Marple Remembers - 2002 
By Ian Rice

Day 3 Conclusion

5th April 2002 - Day 4

Étaples Cemetery

Our last breakfast in Amiens and then on to the coach for the trip home. Some of the group were very quiet having only returned to the hotel shortly before our departure after their booze-cruise of last night.

We headed slowly towards the coast, avoiding the autoroute and taking the smaller roads through the French countryside. However, before we boarded the ferry we had one more visit to make, at Étaples, near Le Touquet, on the Channel coast. We parked the coach across the road from the cemetery that we entered through the usual gateway. Before us again was the usual stone altar and behind this the ground fell away to the cemetery itself. As we approached the low retaining wall nothing had prepared us for the sight before us. We thought we had seen large cemeteries on the Somme battlefield but they were dwarfed almost into insignificance when compared with the endless rows of gravestones that lay below us now. Thousands upon thousands ranged away from us on all sides. Étaples had been the site of a base hospital to which serious casualties were evacuated so it is natural that it would have a large graveyard given the nature of the wounds and the level of medical treatment at the time. Also it had been bombed on several occasions by the German air force. In fact several of the graves were those of female nurses. Although they would not have held military rank at the time they were buried among the officers.

Norman Sharples' stone

One of the reasons for our stop at this cemetery was to pay our respects to yet another Marple man, Norman Sharples. Poor Norman was at the hospital, almost recovered from a foot injury, when on 20th May 1918 it was again raided by the German air force. He was severely wounded in the raid and died soon after.

Wandering around the graves I came across something for which I had searched in vain so far, stones bearing the cap badges of cavalry regiments. Here in a short row were men from several horsed units including the Royal Scots Greys and the Household Cavalry. Unfortunately the stones do not record where they had been wounded or from what they had died.

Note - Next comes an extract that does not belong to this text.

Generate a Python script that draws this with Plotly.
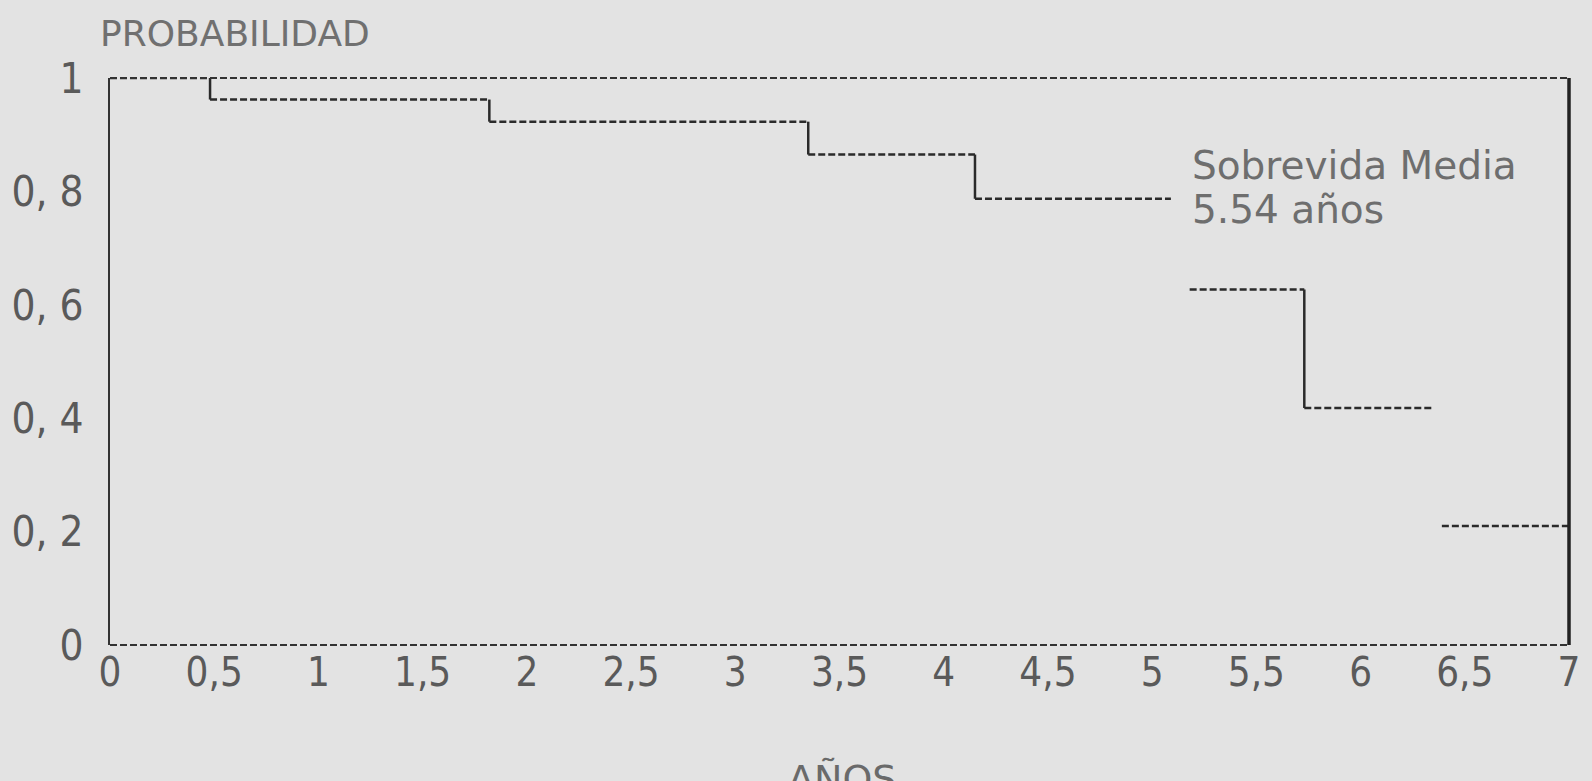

Our stop at Étaples meant that we no longer had time to make the planned stop at a French hypermarket so that we could buy some wine to take home with us. I want it clearly recorded that I hold Andy and Pete solely responsible for ruining my trip to France, the only reason for which was to buy some cheap wine and beers – only joking.

Finally we definitely were on our way home and headed for the ferry terminal at Calais where we arrived yet again a quarter of an hour after our boat had departed. This meant a wait of over an hour and a half on the dockside. Some of us went in search of food but we were sadly disappointed. Following large, clear signs we arrived at a spot where we had every hope of getting sustenance. I was called upon to use my dubious command of the French language to ask where the restaurant was. It wasn't! In fact the only food on the whole dockside was a dispenser from which we eventually got bars of chocolate and bags of crisps – not the best examples of the famed French cuisine.

Calais - a food free zone!

However, we eventually boarded our ferry and left the coast of France behind. In a repeat of the outward journey it was first to the bar, then to the cafeteria. The food on this trip was diabolical, as was the service. A barely edible plate of lukewarm fish and chips was eventually thrust at me after I'd had to go in search of someone to serve it. As we had missed the hypermarket trip I explored the ship's boutique for bargains and gifts. I ended up with a litre each of whisky, gin and brandy and some chocolates for my wife. By the time all this had been accomplished we were docking in Dover where we cleared passport and custom controls in a remarkably short time.

The remainder of our journey passed without incident. We stopped a couple of times on the motorway for refreshments and also to reunite Ray with his wife. A short time before 22.00 we were back at our starting point outside the cinema. It had been only four days previously that we had been there, but it seemed much longer. In that time we had seen and learned much and made several new friends. Already there was talk of next year's trip, this time to the Ypres region. Time will tell.